Whichever way they choose, we may be sure that the Welsh will never again relapse into the obscurity of a conquered people. As the allures of power, splendour and size seem to weaken in the world, so the idiosyncrasies of the Welsh, their gifts of lyrical ellipsis and side step, melody and gentle flourish, will find them ever more readily that perennial object of Welsh ambition – a large, attentive, and sympathetic audience.

The novelist and critic Anthony Burgess writes in ‘Our Bedfellow: The Marquis de Sade’: ‘…he knew what we have taken a long time to learn – that sex is not just something that happens in a bedroom’. He notes that the ‘Moors Murderers’ had a copy of Sade’s Justine but says that Sade shouldn’t be banned, because he is ‘one of the prophets of our age’:

He really had only one theme – his own predilections and their justification through a rational philosophy…Though [Dialogue between a Priest and a Dying Man] mentions God a good deal, God was a concept Sade wholly rejected (he was a good eighteenth-century rationalist in this).

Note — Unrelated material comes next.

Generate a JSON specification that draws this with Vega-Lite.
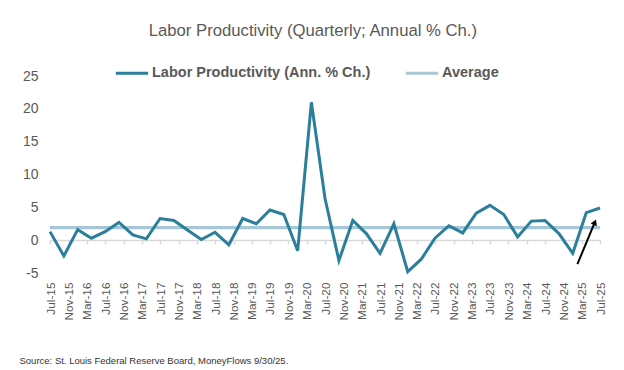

There is no God, but there is a goddess, and this is Nature. We are wholly subject to her, being part of her, and we must fulfill in our own actions her most terrible and monstrous impulses. Nature is creative – lavishly and carelessly so, but she is also destructive, reveling in earthquakes, in storms, floods, volcanic eruptions. But this destructive urge is in the service of creating new forms of life. A huge melting pot is always on the boil, and her old creations are thrown into it, to re-emerge transmogrified. The devices of cruelty that man develops are quite impersonal, or rather prepersonal, energy. Personal guilt is irrelevant, since the first law of life is to accept the world as it is.

…The Sade image of man is, unfortunately, far more realistic than that of either Rousseau or the Church. In the depraved France of the prerevolutionary era, in the ghastly actions of the Terror, Sade could see ample evidence that man’s appetites for pleasure were most satisfyingly fulfilled through the exercise of power and cruelty. His own private orgies, the extravagant fantasies of his books – what were these but reduced reflections of the conduct of the great world outside the château?